Holtmann even utilized former Indiana center Joey Brunk more than usual, but the one-time Hoosier still played just eight minutes as Ohio State looked for answers down low. On one mid-post face-up by Jackson-Davis in the first half, one blow-by dribble was all it took to get around his former teammate for a one-handed dunk despite two Buckeye defenders challenging him at the rim.

In modern college basketball, one would not expect a team that shot 2-for-15 from the 3-point line to be holding an 18-point lead in the final two minutes of a high-level game. But that’s exactly what unfolded Thursday, as Ohio State’s 29.6 percent connection rate on 27 3-point attempts was not good enough to keep the Buckeyes in the game.

Even as the Buckeyes shot 26.1 percent in the second half, they managed to hang around down just a possession or two until the final eight minutes.
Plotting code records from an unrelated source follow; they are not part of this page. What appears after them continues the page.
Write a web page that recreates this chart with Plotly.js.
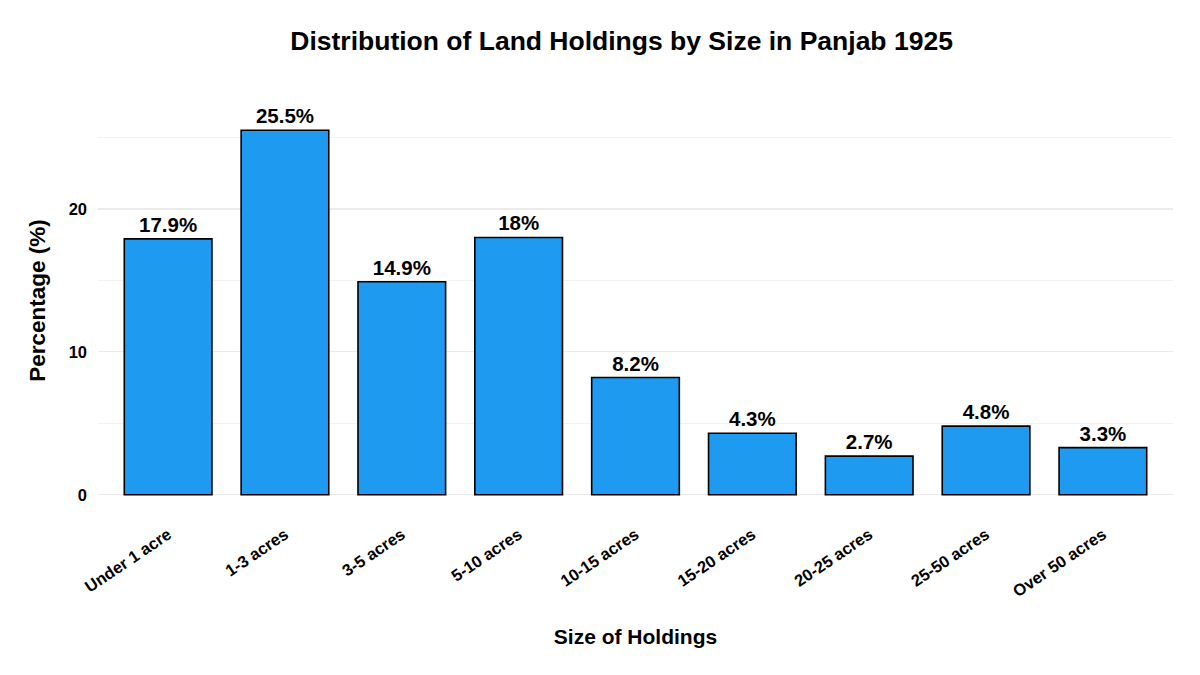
<!DOCTYPE html>
<html>
<head>
<meta charset="utf-8">
<script src="https://cdn.plot.ly/plotly-3.0.1.min.js"></script>
<style>html,body{margin:0;padding:0;background:#fff;}#chart{width:1200px;height:675px;}</style>
</head>
<body>
<div id="chart"></div>
<script>
const categories = ["Under 1 acre","1-3 acres","3-5 acres","5-10 acres","10-15 acres","15-20 acres","20-25 acres","25-50 acres","Over 50 acres"];
const percentages = [17.9, 25.5, 14.9, 18, 8.2, 4.3, 2.7, 4.8, 3.3];
const valueLabels = percentages.map(v => v + "%");

const FONT = "Liberation Sans, Arial, sans-serif";

const trace = {
  type: "bar",
  x: categories,
  y: percentages,
  text: valueLabels,
  textposition: "outside",
  cliponaxis: false,
  textfont: {family: FONT, size: 20.5, color: "#000", weight: "bold"},
  marker: {color: "#1E9BF0", line: {color: "#000", width: 1.6}},
  width: 0.75,
  hoverinfo: "x+y"
};

const layout = {
  width: 1200, height: 675,
  paper_bgcolor: "#fff", plot_bgcolor: "#fff",
  margin: {l: 98, r: 27, t: 112, b: 162},
  showlegend: false,
  title: {
    text: "<b>Distribution of Land Holdings by Size in Panjab 1925</b>",
    font: {family: FONT, size: 26.5, color: "#000"},
    x: 0.518, xanchor: "center", y: 0.94, yanchor: "middle", yref: "container"
  },
  xaxis: {
    type: "category",
    range: [-0.6, 8.6],
    tickangle: -34,
    tickfont: {family: FONT, size: 16.5, color: "#000", weight: "bold"},
    ticklabelstandoff: 8,
    showgrid: false, zeroline: false, showline: false,
    ticks: "", ticklen: 0,
    title: {text: "<b>Size of Holdings</b>", font: {family: FONT, size: 21, color: "#000"}, standoff: 30}
  },
  yaxis: {
    range: [-1.275, 26.775],
    tickvals: [0, 10, 20],
    ticktext: ["0", "10", "20"],
    tickfont: {family: FONT, size: 16.5, color: "#000", weight: "bold"},
    ticklabelstandoff: 10,
    showgrid: true, gridcolor: "#EBEBEB", gridwidth: 1.3,
    minor: {tickvals: [5, 15, 25], showgrid: true, gridcolor: "#F2F2F2", gridwidth: 1},
    zeroline: false, showline: false, ticks: ""
  },
  annotations: [{
    text: "<b>Percentage (%)</b>",
    font: {family: FONT, size: 22.5, color: "#000"},
    textangle: -90,
    xref: "paper", yref: "paper",
    x: 0, y: 0.529, xanchor: "center", yanchor: "middle",
    xshift: -60, showarrow: false
  }],
  font: {family: FONT}
};

Plotly.newPlot("chart", [trace], layout, {displayModeBar: false, staticPlot: true});
</script>
</body>
</html>
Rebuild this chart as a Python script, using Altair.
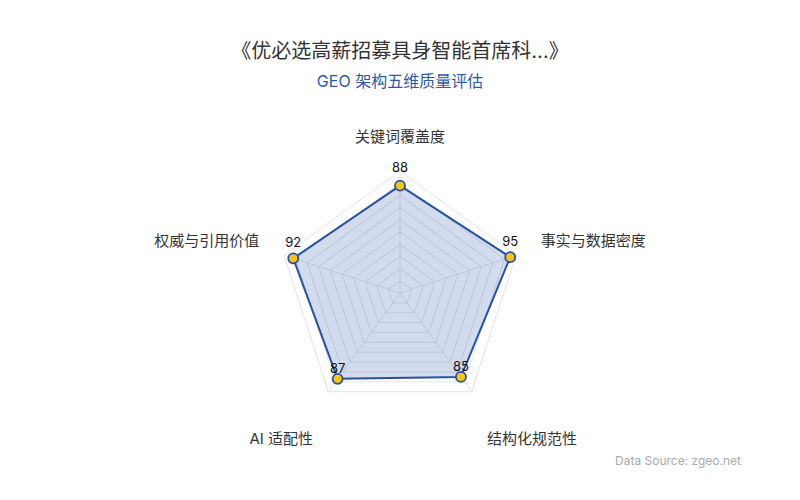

Indiana closed out the game on a 15-3 run, and Ohio State appeared to run out of gas somewhere along the way.

The Buckeyes shot nearly 7 percent worse from the floor than they had against any other opponent this season, and their 51 points were 14 fewer than their previous lowest output entering the night. It seems more than plausible that their long layoff had something to do with that, but Ohio State can’t make a habit out of coming up as small inside as it did on Thursday.

“We gotta get some guys rested, we gotta learn how we can do some things better. Bottom line is, tonight our offense really failed us,” Holtmann said. “I thought defensively we didn't play as smart as we needed to all the time, but tonight was really about our lack of offensive performance.”

Given the size and physicality Ohio State will see on a nightly basis in the Big Ten, there’s no doubt Holtmann and company will place an emphasis on interior play after their showing against the Hoosiers.